◆ WHAT YOU ARE ASKED TO DO
Omit every picture, and retype the lines that run from the beginning of the data below through the line containing "const firstDay = [0, 4, 0, 4, 0, 0];", inclusive.

◆ DATASET RECORDS
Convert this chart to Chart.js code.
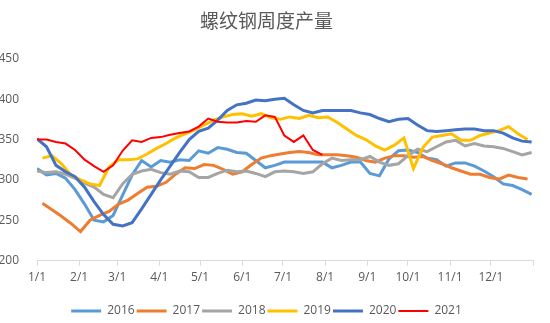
<!DOCTYPE html>
<html>
<head>
<meta charset="utf-8">
<script src="https://cdn.jsdelivr.net/npm/chart.js@4/dist/chart.umd.min.js"></script>
<style>
  html, body { margin: 0; padding: 0; background: #fff; }
  #wrap { width: 550px; height: 323px; position: relative; }
</style>
</head>
<body>
<div id="wrap"><canvas id="c"></canvas></div>
<script>
// --- DATA ---
const title = '螺纹钢周度产量';
const monthLabels = ['1/1','2/1','3/1','4/1','5/1','6/1','7/1','8/1','9/1','10/1','11/1','12/1'];
const monthDays = [0, 31, 59, 90, 120, 151, 181, 212, 243, 273, 304, 334, 365];
const yTicks = [200, 250, 300, 350, 400, 450];

const years = ['2016', '2017', '2018', '2019', '2020', '2021'];
const colors = ['#5B9BD5', '#ED7D31', '#A5A5A5', '#FFC000', '#4472C4', '#FF0000'];
const firstDay = [0, 4, 0, 4, 0, 0];   // day of year of each series' first week

const s2016 = [314,306,308,302,288,270,250,248,256,281,306,324,316,324,322,325,324,336,333,340,338,334,333,324,315,318,
  322,322,322,322,322,315,318,322,322,308,305,326,336,337,334,327,325,317,321,321,317,311,304,295,293,288,282];
const s2017 = [271,263,255,246,236,250,256,261,270,275,283,291,292,297,307,315,314,319,318,313,307,310,319,327,330,332,
  334,335,334,331,331,331,330,328,324,322,327,330,330,328,329,324,320,315,311,307,307,303,301,306,303,301];
const s2018 = [311,309,310,307,302,296,291,282,278,295,307,311,313,309,307,311,310,303,303,308,312,310,311,308,304,310,
  311,310,308,310,320,327,324,325,325,329,322,318,320,330,338,335,341,347,349,342,345,342,341,339,335,331,334];
const s2019 = [327,330,320,306,300,295,293,316,325,325,326,332,339,345,352,357,362,368,374,378,381,382,379,382,377,375,
  378,376,380,377,378,371,363,355,350,342,337,343,352,314,340,353,355,357,349,349,355,358,361,366,357,350];
const s2020 = [351,341,318,310,304,291,273,257,245,243,247,264,282,300,317,334,350,360,364,374,386,393,395,399,398,400,
  401,393,386,383,386,386,386,386,383,381,376,372,375,376,368,361,360,361,362,363,363,361,361,358,352,348,347];
const s2021 = [350,350,347,345,337,325,317,310,318,336,349,347,352,353,356,358,360,366,376,372,371,371,373,372,380,378,
  355,347,355,337,331];

const seriesValues = [s2016, s2017, s2018, s2019, s2020, s2021];
const lineWidths = [3, 3, 3, 3, 3, 2];

// --- CHART ---
const datasets = years.map((y, k) => ({
  label: y,
  data: seriesValues[k].map((v, i) => ({ x: firstDay[k] + 7 * i, y: v })),
  borderColor: colors[k],
  backgroundColor: colors[k],
  borderWidth: lineWidths[k],
  pointBorderWidth: lineWidths[k],
  pointRadius: 0,
  pointHoverRadius: 0,
  tension: 0,
  fill: false,
  order: years.length - k   // later years drawn on top
}));

const font = { family: "'Open Sans', sans-serif", size: 12 };

new Chart(document.getElementById('c'), {
  type: 'line',
  data: { datasets },
  options: {
    responsive: true,
    maintainAspectRatio: false,
    animation: false,
    layout: { padding: { left: 0, right: 17, top: 0, bottom: -4 } },
    plugins: {
      title: {
        display: true,
        text: title,
        color: '#595959',
        font: { family: "'Noto Sans CJK SC', sans-serif", size: 19, weight: 'normal' },
        padding: { top: 9, bottom: 27 }
      },
      legend: {
        position: 'bottom',
        labels: {
          color: '#595959',
          font,
          usePointStyle: true,
          pointStyle: 'line',
          pointStyleWidth: 30,
          padding: 2,
          sort: (a, b) => a.datasetIndex - b.datasetIndex
        }
      },
      tooltip: { enabled: false }
    },
    scales: {
      x: {
        type: 'linear',
        min: 0,
        max: 365,
        afterBuildTicks: axis => { axis.ticks = monthDays.map(v => ({ value: v })); },
        afterFit: axis => { axis.height += 13; },
        ticks: {
          color: '#595959',
          font,
          padding: 5,
          maxRotation: 0,
          autoSkip: false,
          callback: v => monthLabels[monthDays.indexOf(v)] || ''
        },
        grid: { display: true, drawOnChartArea: false, drawTicks: true, tickLength: 5, color: '#D9D9D9' },
        border: { display: true, color: '#D9D9D9' }
      },
      y: {
        min: 200,
        max: 450,
        afterBuildTicks: axis => { axis.ticks = yTicks.map(v => ({ value: v })); },
        afterFit: axis => { axis.width = 37; },
        ticks: { color: '#595959', font, padding: 10 },
        grid: { display: false },
        border: { display: false }
      }
    }
  }
});
</script>
</body>
</html>
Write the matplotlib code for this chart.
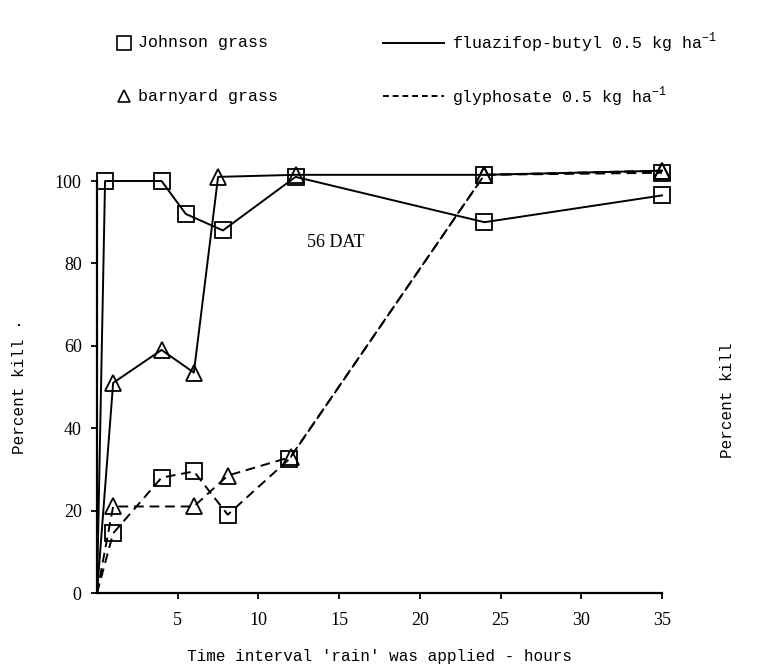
import matplotlib
matplotlib.use("Agg")
import matplotlib.pyplot as plt
from matplotlib.lines import Line2D

MONO = "Liberation Mono"
SERIF = "Liberation Serif"

plt.rcParams["mathtext.fontset"] = "custom"
plt.rcParams["mathtext.rm"] = MONO

# ── Datos (horas, % de control) ───────────────────────────────────────────────
flu_jg_x = [0, 0.5, 4, 5.5, 7.8, 12.3, 24, 35]
flu_jg_y = [0, 100, 100, 92, 88, 101, 90, 96.5]

flu_bg_x = [0, 1, 4, 6, 7.5, 12.3, 24, 35]
flu_bg_y = [0, 51, 59, 53.5, 101, 101.5, 101.5, 102.5]

gly_jg_x = [0, 1, 4, 6, 8.1, 11.9, 24, 35]
gly_jg_y = [0, 14.5, 28, 29.5, 19, 32.5, 101.5, 102]

gly_bg_x = [0, 1, 6, 8.1, 12, 24, 35]
gly_bg_y = [0, 21, 21, 28.5, 33, 101.5, 102.5]

X_TICKS = [5, 10, 15, 20, 25, 30, 35]
Y_TICKS = [0, 20, 40, 60, 80, 100]

fig = plt.figure(figsize=(7.6, 6.7), dpi=100)
ax = fig.add_axes([97/760, 77/670, 565/760, 412/670])

DASH = (0, (5, 3))
common = dict(color="black", lw=1.4, markersize=11, markerfacecolor="none",
              markeredgewidth=1.3, clip_on=False)

ax.plot(flu_jg_x, flu_jg_y, ls="-", marker="s", markevery=list(range(1, len(flu_jg_x))), **common)
ax.plot(flu_bg_x, flu_bg_y, ls="-", marker="^", markevery=list(range(1, len(flu_bg_x))), **common)
ax.plot(gly_jg_x, gly_jg_y, ls=DASH, marker="s", markevery=list(range(1, len(gly_jg_x))), **common)
ax.plot(gly_bg_x, gly_bg_y, ls=DASH, marker="^", markevery=list(range(1, len(gly_bg_x))), **common)

ax.set_xlim(0, 35)
ax.set_ylim(0, 100)
ax.set_xticks(X_TICKS)
ax.set_yticks(Y_TICKS)
ax.set_xticklabels([str(t) for t in X_TICKS], family=SERIF, fontsize=13)
ax.set_yticklabels([str(t) for t in Y_TICKS], family=SERIF, fontsize=13)
ax.tick_params(axis="both", length=4, width=1.3, direction="out", pad=10)
ax.tick_params(axis="y", pad=7)
for s in ["top", "right"]:
    ax.spines[s].set_visible(False)
ax.spines["left"].set_linewidth(1.6)
ax.spines["bottom"].set_linewidth(1.6)

ax.set_xlabel("Time interval 'rain' was applied - hours", family=MONO,
              fontsize=11.5, labelpad=14)
ax.set_ylabel("Percent kill ·", family=MONO, fontsize=11.5, labelpad=20)

ax.text(14.8, 85, "56 DAT", family=SERIF, fontsize=13, ha="center", va="center")

# etiqueta del panel vecino
fig.text(727/760, 1 - 400/670, "Percent kill", family=MONO, fontsize=11.5,
         rotation=90, ha="center", va="center")

# ── Leyenda manual ───────────────────────────────────────────────────────────
fig.add_artist(Line2D([124/760], [1 - 43/670], marker="s", markersize=10,
                      markerfacecolor="none", markeredgecolor="black",
                      markeredgewidth=1.2, transform=fig.transFigure))
fig.text(138/760, 1 - 43/670, "Johnson grass", family=MONO, fontsize=12, va="center")
fig.add_artist(Line2D([124/760], [1 - 96/670], marker="^", markersize=9,
                      markerfacecolor="none", markeredgecolor="black",
                      markeredgewidth=1.2, transform=fig.transFigure))
fig.text(138/760, 1 - 97/670, "barnyard grass", family=MONO, fontsize=12, va="center")

fig.add_artist(Line2D([383/760, 444/760], [1 - 43/670] * 2, color="black", lw=1.4,
                      transform=fig.transFigure))
fig.add_artist(Line2D([383/760, 444/760], [1 - 96/670] * 2, color="black", lw=1.4,
                      ls=(0, (3, 2)), transform=fig.transFigure))
fig.text(452/760, 1 - 43/670, r"fluazifop-butyl 0.5 kg ha$^{-1}$", family=MONO,
         fontsize=12, va="center")
fig.text(452/760, 1 - 97/670, r"glyphosate 0.5 kg ha$^{-1}$", family=MONO,
         fontsize=12, va="center")

fig.savefig("out.png", dpi=100, facecolor="white")
plt.close(fig)
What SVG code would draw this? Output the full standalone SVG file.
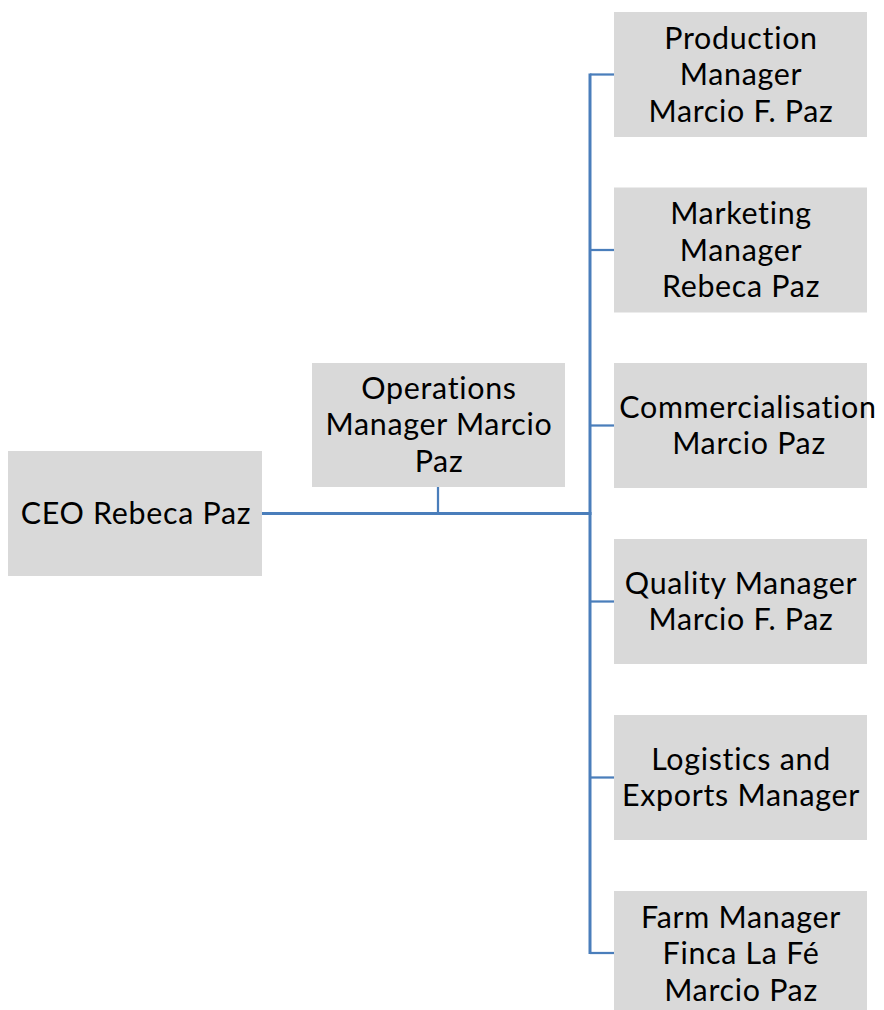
<svg xmlns="http://www.w3.org/2000/svg" width="884" height="1010" viewBox="0 0 884 1010">
<style>
.box{fill:#d9d9d9}
.t{font-family:Lato,"Open Sans","Liberation Sans",sans-serif;font-size:30.4px;letter-spacing:0.7px;font-variant-ligatures:none;fill:#000;text-anchor:middle}
.spine{stroke:#4a7ebb;stroke-width:3;fill:none}
.br{stroke:#4a7ebb;stroke-width:2.25;fill:none}
</style>
<rect width="884" height="1010" fill="#fff"/>
<g id="connectors">
<line class="spine" x1="262" y1="513.5" x2="591.5" y2="513.5"/>
<line class="br" x1="438" y1="487" x2="438" y2="513.5"/>
<line class="spine" x1="590" y1="73.5" x2="590" y2="954"/>
<line class="br" x1="590" y1="74.5" x2="614" y2="74.5"/>
<line class="br" x1="590" y1="250" x2="614" y2="250"/>
<line class="br" x1="590" y1="425.5" x2="614" y2="425.5"/>
<line class="br" x1="590" y1="601.5" x2="614" y2="601.5"/>
<line class="br" x1="590" y1="777.5" x2="614" y2="777.5"/>
<line class="br" x1="590" y1="953" x2="614" y2="953"/>
</g>
<g id="ceo">
<rect class="box" x="8" y="451" width="254" height="125"/>
<text class="t" x="136" y="524">CEO Rebeca Paz</text>
</g>
<g id="operations">
<rect class="box" x="312" y="363" width="253" height="124"/>
<text class="t" x="439" y="398.5">Operations</text>
<text class="t" x="439" y="435">Manager Marcio</text>
<text class="t" x="439" y="471.5">Paz</text>
</g>
<g id="production">
<rect class="box" x="614" y="12" width="253" height="125"/>
<text class="t" x="741" y="48.5">Production</text>
<text class="t" x="741" y="85">Manager</text>
<text class="t" x="741" y="121.5">Marcio F. Paz</text>
</g>
<g id="marketing">
<rect class="box" x="614" y="187.5" width="253" height="125"/>
<text class="t" x="741" y="224">Marketing</text>
<text class="t" x="741" y="260.5">Manager</text>
<text class="t" x="741" y="297">Rebeca Paz</text>
</g>
<g id="commercialisation">
<rect class="box" x="614" y="363" width="253" height="125"/>
<text class="t" x="748" y="417.5">Commercialisation</text>
<text class="t" x="749" y="454">Marcio Paz</text>
</g>
<g id="quality">
<rect class="box" x="614" y="539" width="253" height="125"/>
<text class="t" x="741" y="593.5">Quality Manager</text>
<text class="t" x="741" y="630">Marcio F. Paz</text>
</g>
<g id="logistics">
<rect class="box" x="614" y="715" width="253" height="125"/>
<text class="t" x="741" y="769.5">Logistics and</text>
<text class="t" x="741" y="806">Exports Manager</text>
</g>
<g id="farm">
<rect class="box" x="614" y="891" width="253" height="125"/>
<text class="t" x="741" y="927.5">Farm Manager</text>
<text class="t" x="741" y="964">Finca La Fé</text>
<text class="t" x="741" y="1000.5">Marcio Paz</text>
</g>
</svg>
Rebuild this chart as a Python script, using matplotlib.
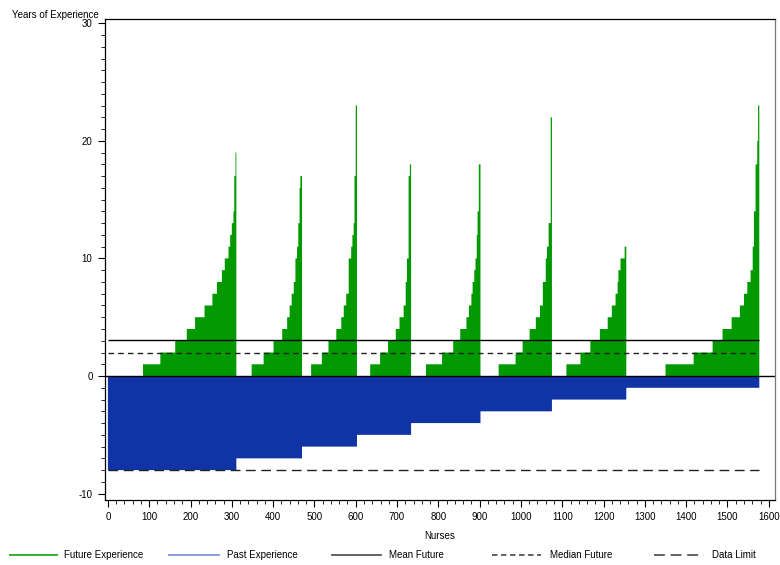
import numpy as np
import matplotlib.pyplot as plt
from matplotlib.ticker import MultipleLocator
from matplotlib.lines import Line2D

plt.rcParams['font.family'] = ['Liberation Sans', 'DejaVu Sans']
plt.rcParams['font.size'] = 7
plt.rcParams['axes.unicode_minus'] = False

# past experience of each seniority group (years), most senior first
past_years = [8, 7, 6, 5, 4, 3, 2, 1]

# future experience inside each group: step level (years) and nurses at that level
future_levels = [
    [0, 1, 2, 3, 4, 5, 6, 7, 8, 9, 10, 11, 12, 13, 14, 17, 19],
    [0, 1, 2, 3, 4, 5, 6, 7, 8, 10, 11, 13, 16, 17],
    [0, 1, 2, 3, 4, 5, 6, 7, 10, 11, 12, 13, 17, 23],
    [0, 1, 2, 3, 4, 5, 6, 8, 10, 17, 18],
    [0, 1, 2, 3, 4, 5, 6, 7, 8, 9, 10, 12, 14, 18],
    [0, 1, 2, 3, 4, 5, 6, 8, 10, 11, 13, 22],
    [0, 1, 2, 3, 4, 5, 6, 7, 8, 9, 10, 11],
    [0, 1, 2, 3, 4, 5, 6, 7, 8, 9, 11, 14, 18, 20, 23],
]
future_counts = [
    [85, 42, 36, 28, 20, 23, 19, 11, 12, 7, 9, 4, 4, 4, 2, 3, 2],
    [37, 29, 24, 21, 12, 6, 5, 5, 4, 4, 3, 3, 2, 4],
    [22, 26, 16, 19, 12, 6, 6, 6, 6, 3, 3, 2, 3, 3],
    [32, 24, 19, 19, 9, 10, 5, 3, 4, 3, 3],
    [36, 39, 27, 17, 15, 6, 6, 3, 4, 3, 3, 2, 3, 4],
    [44, 41, 17, 17, 15, 10, 7, 7, 3, 4, 5, 3],
    [35, 34, 24, 23, 19, 10, 9, 5, 2, 5, 10, 4],
    [95, 68, 46, 24, 22, 20, 10, 8, 8, 5, 3, 4, 4, 2, 3],
]

mean_future = 3.1
median_future = 2
data_limit = -8

# one value per nurse
future = np.concatenate([np.repeat(lv, ct) for lv, ct in zip(future_levels, future_counts)])
past = np.concatenate([np.repeat(p, sum(ct)) for p, ct in zip(past_years, future_counts)])
n = len(future)
edges = np.arange(n + 1)

W, H = 780, 565
fig = plt.figure(figsize=(W / 100, H / 100), dpi=100)
ax = fig.add_axes([105 / W, 1 - 500 / H, 670 / W, 481 / H])

green = '#009900'
blue = '#1034a6'

ax.stairs(future, edges, baseline=0, fill=True, color=green, lw=0)
ax.stairs(-past, edges, baseline=0, fill=True, color=blue, lw=0)

ax.axhline(0, color='black', lw=1)
ax.hlines(mean_future, 0, n, colors='black', lw=1)
ax.hlines(median_future, 0, n, colors='#222222', linestyles=(0, (4, 3)), lw=1)
ax.hlines(data_limit, 0, n, colors='#222222', linestyles=(0, (7, 4)), lw=1)

ax.set_xlim(-7, 1615)
ax.set_ylim(-10.54, 30.36)
ax.xaxis.set_major_locator(MultipleLocator(100))
ax.xaxis.set_minor_locator(MultipleLocator(20))
ax.yaxis.set_major_locator(MultipleLocator(10))
ax.yaxis.set_minor_locator(MultipleLocator(1))
ax.tick_params(which='major', length=5, width=0.8, direction='out', pad=4)
ax.tick_params(which='minor', length=3, width=0.6, direction='out')
ax.tick_params(axis='y', which='major', pad=4)
for s in ax.spines.values():
    s.set_linewidth(0.9)
ax.spines['right'].set_color('#777777')

ax.set_xlabel('Nurses', labelpad=6)
fig.text(12 / W, 1 - 15 / H, 'Years of Experience', ha='left', va='center')

# legend row along the bottom
ly = 1 - 555 / H
legend_items = [
    (10, 57, '#22aa22', '-', 'Future Experience', 64),
    (169, 219, '#7f95d8', '-', 'Past Experience', 227),
    (332, 381, '#555555', '-', 'Mean Future', 389),
    (492, 541, '#555555', (0, (3, 2)), 'Median Future', 550),
    (654, 704, '#555555', (0, (6, 3.2)), 'Data Limit', 712),
]
for x0, x1, col, ls, label, tx in legend_items:
    fig.add_artist(Line2D([x0 / W, x1 / W], [ly, ly], transform=fig.transFigure,
                          color=col, linestyle=ls, lw=1.3))
    fig.text(tx / W, ly, label, ha='left', va='center')

fig.savefig('out.png', dpi=100)
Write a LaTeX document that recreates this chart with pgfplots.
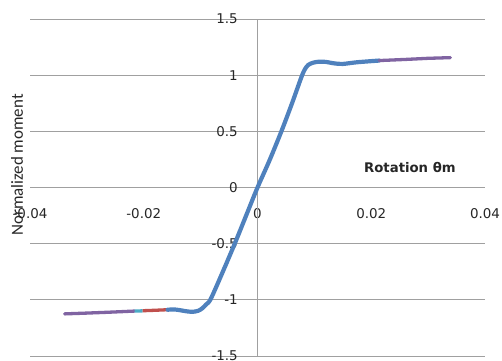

◆ FULL OUTPUT
Convert this chart to Chart.js code.
<!DOCTYPE html>
<html>
<head>
<meta charset="utf-8">
<script src="https://cdn.jsdelivr.net/npm/chart.js@4/dist/chart.umd.min.js"></script>
<style>
  html, body { margin: 0; padding: 0; background: #fff; }
  #wrap { width: 550px; height: 323px; position: relative; }
</style>
</head>
<body>
<div id="wrap"><canvas id="c"></canvas></div>
<script>
// --- DATA ---
const title = '螺纹钢周度产量';
const monthLabels = ['1/1','2/1','3/1','4/1','5/1','6/1','7/1','8/1','9/1','10/1','11/1','12/1'];
const monthDays = [0, 31, 59, 90, 120, 151, 181, 212, 243, 273, 304, 334, 365];
const yTicks = [200, 250, 300, 350, 400, 450];

const years = ['2016', '2017', '2018', '2019', '2020', '2021'];
const colors = ['#5B9BD5', '#ED7D31', '#A5A5A5', '#FFC000', '#4472C4', '#FF0000'];
const firstDay = [0, 4, 0, 4, 0, 0];   // day of year of each series' first week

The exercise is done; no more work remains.